Nov 12 22:21:39 mail acme-dovecot2.mail.example.com-start[1695]: [mail.example.com] acme: error: 403 :: urn:ietf:params:acme:error:unauthorized :: Invalid response from http://mail.example.com/.well-known/acme-challenge/-uMqnmW_dUqozOZ5KXkCvodh1LYYolGJTY19Pu8UsFM [2a03:2267:ffff:c00::e]: "<html>\r\n<head><title>403 Forbidden</title></head>\r\n<body>\r\n<center><h1>403 Forbidden</h1></center>\r\n<hr><center>nginx</center>\r\n", url:

That’s very odd that you received the same error. Can you confirm that /var/lib/acme/.lego/accounts contained at least as many directories as you have certificates?
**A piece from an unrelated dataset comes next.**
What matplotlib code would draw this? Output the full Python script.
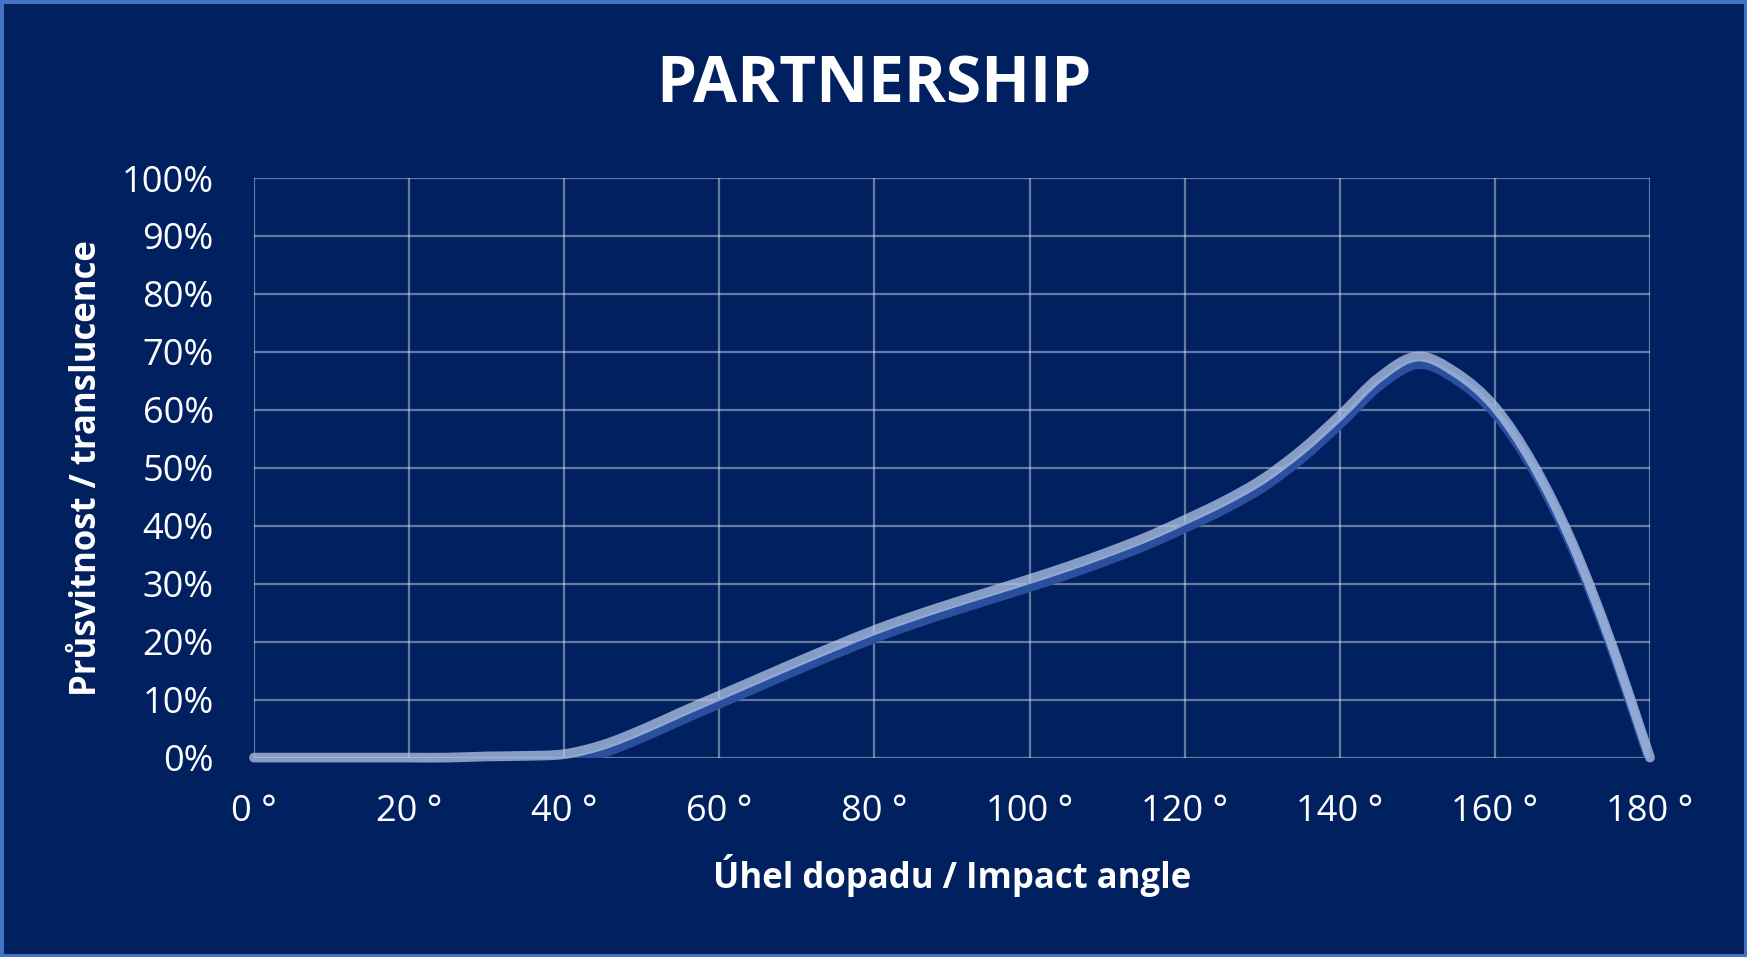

I guess this bug could be upstream then? If it’s not a race condition between systemd services then I can’t think of any other way it would fail.

I do not have that acme directory anymore, so I cannot check without trying again, but I only added suffixes in email addresses to those certificates that failed to renew.
Also please note that I was able to get that JWS error just a single time and haven’t been able to replicate it. I’m stuck at this error:

Nov 12 22:21:39 mail acme-dovecot2.mail.example.com-start[1695]: [mail.example.com] acme: error: 403 :: urn:ietf:params:acme:error:unauthorized :: Invalid response from http://mail.example.com/.well-known/acme-challenge/-uMqnmW_dUqozOZ5KXkCvodh1LYYolGJTY19Pu8UsFM [2a03:2267:ffff:c00::e]: "<html>\r\n<head><title>403 Forbidden</title></head>\r\n<body>\r\n<center><h1>403 Forbidden</h1></center>\r\n<hr><center>nginx</center>\r\n", url:

Which makes no sense at all to me and my best guess is that that acme client is failing to write the token into that directory.

@tokudan I’ve found a fix. The option acme.certs.<name>.group has to be set to “nginx” so that the nginx user has access to that directory.

I cannot set the group to nginx, as that would prevent dovecot and postfix from accessing those keys that were just generated for them.
If the acme client only works with the running webserver it’s broken.

What I’ve done: set the group to “sslKeys” (or whatever you’d like to call it) and added the nginx, dovecot and postfix to that group. Does that work for you?